_REQUEST_
Type out the complete listing below word for word, without its pictures.

_SOURCE MATERIAL_

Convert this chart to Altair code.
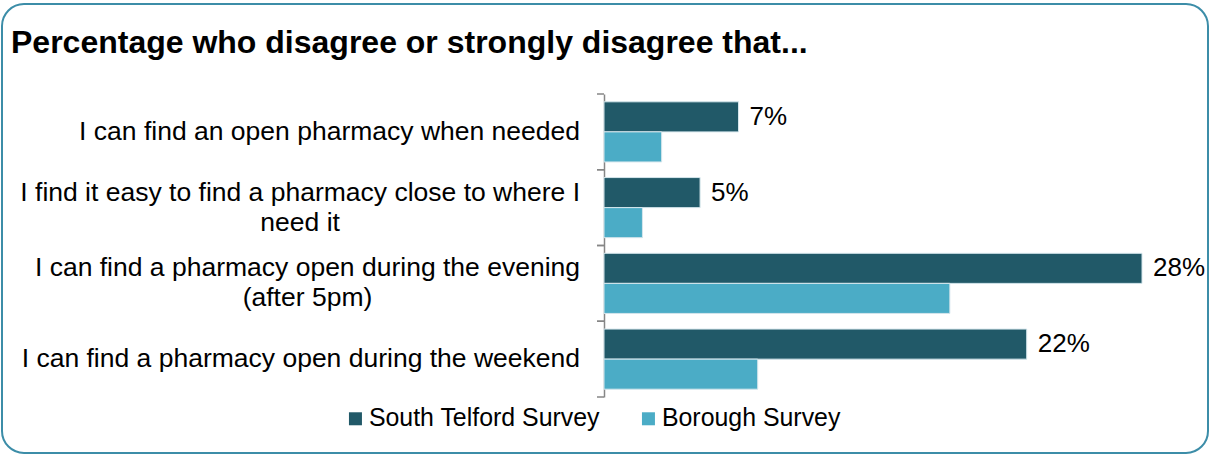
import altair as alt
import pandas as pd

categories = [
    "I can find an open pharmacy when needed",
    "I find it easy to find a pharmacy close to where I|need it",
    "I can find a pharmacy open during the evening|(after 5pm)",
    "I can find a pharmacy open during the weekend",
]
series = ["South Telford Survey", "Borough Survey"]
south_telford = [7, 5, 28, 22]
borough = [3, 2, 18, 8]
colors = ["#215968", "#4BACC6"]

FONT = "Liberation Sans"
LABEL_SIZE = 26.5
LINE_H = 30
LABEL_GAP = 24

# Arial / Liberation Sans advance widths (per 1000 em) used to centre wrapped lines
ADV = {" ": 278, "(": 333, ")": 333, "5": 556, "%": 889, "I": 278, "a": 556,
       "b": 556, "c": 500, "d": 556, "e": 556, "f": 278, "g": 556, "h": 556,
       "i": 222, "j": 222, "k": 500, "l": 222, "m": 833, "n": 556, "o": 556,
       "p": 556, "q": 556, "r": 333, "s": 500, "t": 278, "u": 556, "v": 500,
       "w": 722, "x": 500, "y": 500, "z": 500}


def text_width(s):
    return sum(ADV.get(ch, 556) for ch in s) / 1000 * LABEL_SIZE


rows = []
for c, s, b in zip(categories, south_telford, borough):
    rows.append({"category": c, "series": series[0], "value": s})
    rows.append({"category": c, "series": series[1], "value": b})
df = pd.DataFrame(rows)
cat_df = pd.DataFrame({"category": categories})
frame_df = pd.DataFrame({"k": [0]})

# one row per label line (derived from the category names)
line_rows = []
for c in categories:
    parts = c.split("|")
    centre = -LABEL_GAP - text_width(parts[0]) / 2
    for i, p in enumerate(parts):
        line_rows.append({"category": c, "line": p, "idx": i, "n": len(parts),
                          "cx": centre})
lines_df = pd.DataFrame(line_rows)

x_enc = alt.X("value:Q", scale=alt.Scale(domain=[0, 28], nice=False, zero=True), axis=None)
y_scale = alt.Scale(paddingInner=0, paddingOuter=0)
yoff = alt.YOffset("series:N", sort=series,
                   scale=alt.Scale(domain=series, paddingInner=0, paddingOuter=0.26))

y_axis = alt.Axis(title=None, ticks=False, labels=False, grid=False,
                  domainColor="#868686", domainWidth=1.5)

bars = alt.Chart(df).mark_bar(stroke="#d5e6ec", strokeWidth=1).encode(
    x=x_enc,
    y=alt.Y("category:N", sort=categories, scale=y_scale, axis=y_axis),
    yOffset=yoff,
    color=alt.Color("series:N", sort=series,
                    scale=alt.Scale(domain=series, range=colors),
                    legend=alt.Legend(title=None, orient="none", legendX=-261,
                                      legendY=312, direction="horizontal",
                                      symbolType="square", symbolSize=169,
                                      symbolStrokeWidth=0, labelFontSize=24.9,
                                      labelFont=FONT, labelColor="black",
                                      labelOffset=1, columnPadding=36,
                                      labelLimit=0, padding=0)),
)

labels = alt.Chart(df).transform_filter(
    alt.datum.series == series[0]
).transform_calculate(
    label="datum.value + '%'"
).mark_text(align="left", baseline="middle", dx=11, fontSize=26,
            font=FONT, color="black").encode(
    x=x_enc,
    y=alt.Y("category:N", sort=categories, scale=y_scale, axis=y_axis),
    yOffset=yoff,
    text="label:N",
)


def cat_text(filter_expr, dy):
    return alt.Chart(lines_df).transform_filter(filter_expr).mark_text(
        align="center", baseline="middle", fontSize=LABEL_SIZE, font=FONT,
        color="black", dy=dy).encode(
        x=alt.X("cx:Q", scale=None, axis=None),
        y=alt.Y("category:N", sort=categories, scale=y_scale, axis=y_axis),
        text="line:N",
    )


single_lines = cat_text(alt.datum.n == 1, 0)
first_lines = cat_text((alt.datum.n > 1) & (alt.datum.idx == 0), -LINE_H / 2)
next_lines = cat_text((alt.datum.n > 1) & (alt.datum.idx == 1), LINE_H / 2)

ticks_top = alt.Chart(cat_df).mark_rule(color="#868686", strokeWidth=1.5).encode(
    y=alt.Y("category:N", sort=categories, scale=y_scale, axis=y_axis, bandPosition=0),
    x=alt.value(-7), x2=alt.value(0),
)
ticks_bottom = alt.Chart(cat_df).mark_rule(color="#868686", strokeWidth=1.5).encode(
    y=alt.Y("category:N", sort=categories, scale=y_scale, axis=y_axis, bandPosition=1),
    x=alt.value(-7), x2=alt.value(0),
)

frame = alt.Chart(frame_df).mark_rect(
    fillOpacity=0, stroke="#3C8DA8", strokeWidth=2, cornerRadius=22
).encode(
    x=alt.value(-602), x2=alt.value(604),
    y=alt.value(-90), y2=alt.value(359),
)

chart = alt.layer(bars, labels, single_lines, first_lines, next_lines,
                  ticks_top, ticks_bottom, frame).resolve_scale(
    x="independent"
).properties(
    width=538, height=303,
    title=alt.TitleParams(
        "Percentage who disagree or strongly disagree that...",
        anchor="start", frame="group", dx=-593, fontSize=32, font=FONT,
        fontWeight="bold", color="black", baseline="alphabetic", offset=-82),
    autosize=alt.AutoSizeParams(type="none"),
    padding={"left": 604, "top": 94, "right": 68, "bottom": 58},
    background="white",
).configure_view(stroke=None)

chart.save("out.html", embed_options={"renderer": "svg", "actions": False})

_SOLUTION TO THIS PROBLEM_
Convert this chart to Altair code.
import altair as alt
import pandas as pd

categories = [
    "I can find an open pharmacy when needed",
    "I find it easy to find a pharmacy close to where I|need it",
    "I can find a pharmacy open during the evening|(after 5pm)",
    "I can find a pharmacy open during the weekend",
]
series = ["South Telford Survey", "Borough Survey"]
south_telford = [7, 5, 28, 22]
borough = [3, 2, 18, 8]
colors = ["#215968", "#4BACC6"]

FONT = "Liberation Sans"
LABEL_SIZE = 26.5
LINE_H = 30
LABEL_GAP = 24

# Arial / Liberation Sans advance widths (per 1000 em) used to centre wrapped lines
ADV = {" ": 278, "(": 333, ")": 333, "5": 556, "%": 889, "I": 278, "a": 556,
       "b": 556, "c": 500, "d": 556, "e": 556, "f": 278, "g": 556, "h": 556,
       "i": 222, "j": 222, "k": 500, "l": 222, "m": 833, "n": 556, "o": 556,
       "p": 556, "q": 556, "r": 333, "s": 500, "t": 278, "u": 556, "v": 500,
       "w": 722, "x": 500, "y": 500, "z": 500}


def text_width(s):
    return sum(ADV.get(ch, 556) for ch in s) / 1000 * LABEL_SIZE


rows = []
for c, s, b in zip(categories, south_telford, borough):
    rows.append({"category": c, "series": series[0], "value": s})
    rows.append({"category": c, "series": series[1], "value": b})
df = pd.DataFrame(rows)
cat_df = pd.DataFrame({"category": categories})
frame_df = pd.DataFrame({"k": [0]})

# one row per label line (derived from the category names)
line_rows = []
for c in categories:
    parts = c.split("|")
    centre = -LABEL_GAP - text_width(parts[0]) / 2
    for i, p in enumerate(parts):
        line_rows.append({"category": c, "line": p, "idx": i, "n": len(parts),
                          "cx": centre})
lines_df = pd.DataFrame(line_rows)

x_enc = alt.X("value:Q", scale=alt.Scale(domain=[0, 28], nice=False, zero=True), axis=None)
y_scale = alt.Scale(paddingInner=0, paddingOuter=0)
yoff = alt.YOffset("series:N", sort=series,
                   scale=alt.Scale(domain=series, paddingInner=0, paddingOuter=0.26))

y_axis = alt.Axis(title=None, ticks=False, labels=False, grid=False,
                  domainColor="#868686", domainWidth=1.5)

bars = alt.Chart(df).mark_bar(stroke="#d5e6ec", strokeWidth=1).encode(
    x=x_enc,
    y=alt.Y("category:N", sort=categories, scale=y_scale, axis=y_axis),
    yOffset=yoff,
    color=alt.Color("series:N", sort=series,
                    scale=alt.Scale(domain=series, range=colors),
                    legend=alt.Legend(title=None, orient="none", legendX=-261,
                                      legendY=312, direction="horizontal",
                                      symbolType="square", symbolSize=169,
                                      symbolStrokeWidth=0, labelFontSize=24.9,
                                      labelFont=FONT, labelColor="black",
                                      labelOffset=1, columnPadding=36,
                                      labelLimit=0, padding=0)),
)

labels = alt.Chart(df).transform_filter(
    alt.datum.series == series[0]
).transform_calculate(
    label="datum.value + '%'"
).mark_text(align="left", baseline="middle", dx=11, fontSize=26,
            font=FONT, color="black").encode(
    x=x_enc,
    y=alt.Y("category:N", sort=categories, scale=y_scale, axis=y_axis),
    yOffset=yoff,
    text="label:N",
)


def cat_text(filter_expr, dy):
    return alt.Chart(lines_df).transform_filter(filter_expr).mark_text(
        align="center", baseline="middle", fontSize=LABEL_SIZE, font=FONT,
        color="black", dy=dy).encode(
        x=alt.X("cx:Q", scale=None, axis=None),
        y=alt.Y("category:N", sort=categories, scale=y_scale, axis=y_axis),
        text="line:N",
    )


single_lines = cat_text(alt.datum.n == 1, 0)
first_lines = cat_text((alt.datum.n > 1) & (alt.datum.idx == 0), -LINE_H / 2)
next_lines = cat_text((alt.datum.n > 1) & (alt.datum.idx == 1), LINE_H / 2)

ticks_top = alt.Chart(cat_df).mark_rule(color="#868686", strokeWidth=1.5).encode(
    y=alt.Y("category:N", sort=categories, scale=y_scale, axis=y_axis, bandPosition=0),
    x=alt.value(-7), x2=alt.value(0),
)
ticks_bottom = alt.Chart(cat_df).mark_rule(color="#868686", strokeWidth=1.5).encode(
    y=alt.Y("category:N", sort=categories, scale=y_scale, axis=y_axis, bandPosition=1),
    x=alt.value(-7), x2=alt.value(0),
)

frame = alt.Chart(frame_df).mark_rect(
    fillOpacity=0, stroke="#3C8DA8", strokeWidth=2, cornerRadius=22
).encode(
    x=alt.value(-602), x2=alt.value(604),
    y=alt.value(-90), y2=alt.value(359),
)

chart = alt.layer(bars, labels, single_lines, first_lines, next_lines,
                  ticks_top, ticks_bottom, frame).resolve_scale(
    x="independent"
).properties(
    width=538, height=303,
    title=alt.TitleParams(
        "Percentage who disagree or strongly disagree that...",
        anchor="start", frame="group", dx=-593, fontSize=32, font=FONT,
        fontWeight="bold", color="black", baseline="alphabetic", offset=-82),
    autosize=alt.AutoSizeParams(type="none"),
    padding={"left": 604, "top": 94, "right": 68, "bottom": 58},
    background="white",
).configure_view(stroke=None)

chart.save("out.html", embed_options={"renderer": "svg", "actions": False})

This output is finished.